Instruments of time
It is 1861
- a year that marked important milestones in world history: A Civil War broke
out in the United States of America, which was not only a "War between the
States" but also between "old" ways and "new" ways of thinking; Tsar Alexander
II. abolished serfdom in Russia; in Cambridge, Massachusetts, the M.I.T. was
founded, and in front of the Physics Society of Frankfurt, Germany, Philipp
Reis demonstrated the principle of electrical voice transmission, which he had
discovered a year earlier: the telephone.

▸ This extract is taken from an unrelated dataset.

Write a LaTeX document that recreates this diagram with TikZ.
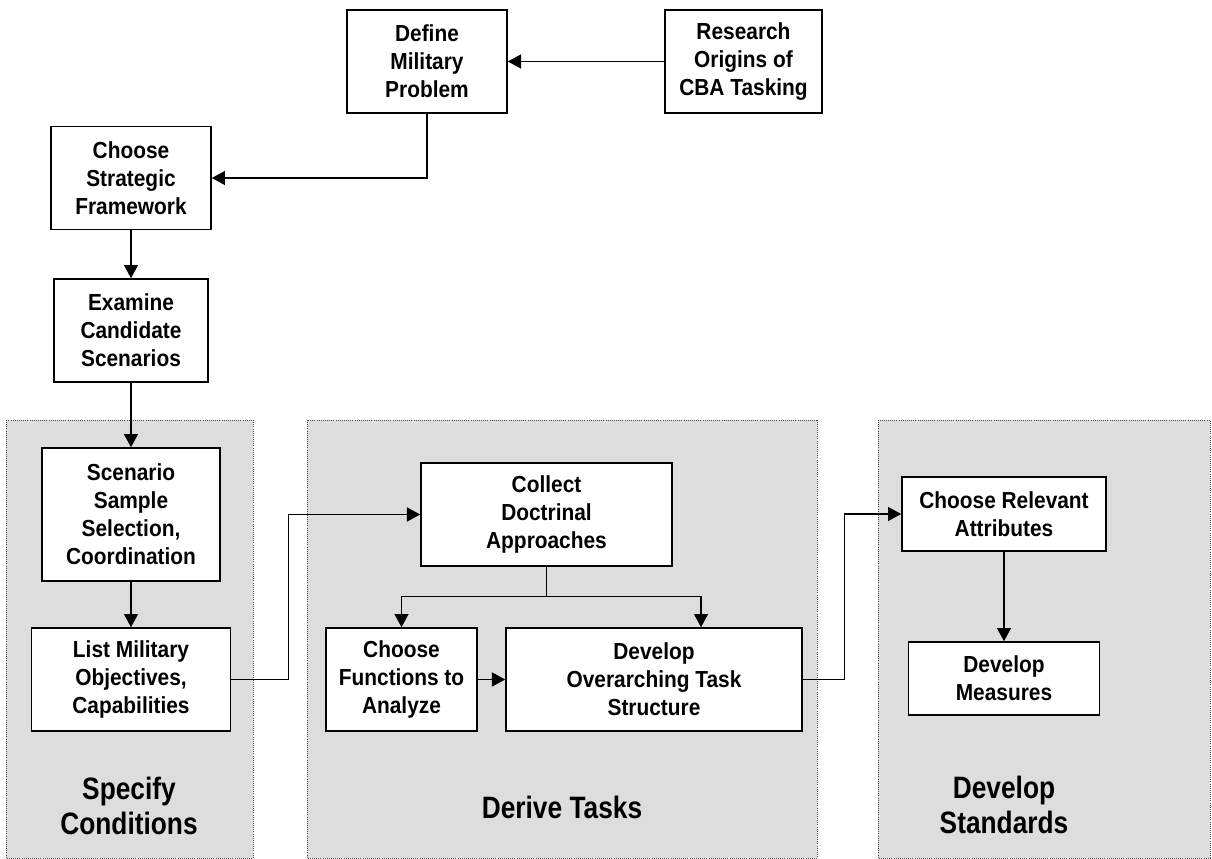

In Germany's Black Forest region, the art of clock-making, still in its infancy, was facing a crisis that became a challenge for a businessman whom the people in this region and beyond would soon call the "inventor of the German watch": Erhard Junghans.
He was a
visionary: Erhard Junghans knew that he could only continue this history by
meeting challenges with innovation and an open mind for anything new. He was
the first of a new type of entrepreneurs who were conservative in their values
but not in their thinking. Technological innovations, social achievements, commercial
success --
the Junghans name became synonymous with the blessings of a new era, far beyond
the limits of Schramberg and the Black Forest.
In the final two decades of the nineteenth century, the family name, already rich in tradition, became a symbol that was recognized and respected all over the globe. Like clockwork, the brand rose to worldwide fame and recognition. The nineteenth century ended with the spectacular World Fair in Paris - and one of the attractions was a watch from Schramberg that linked past and future, a monumental masterpiece, that managed to excite, enchant, and educate with its mechanical representation of the Passion of the Christ and its elaborate decoration.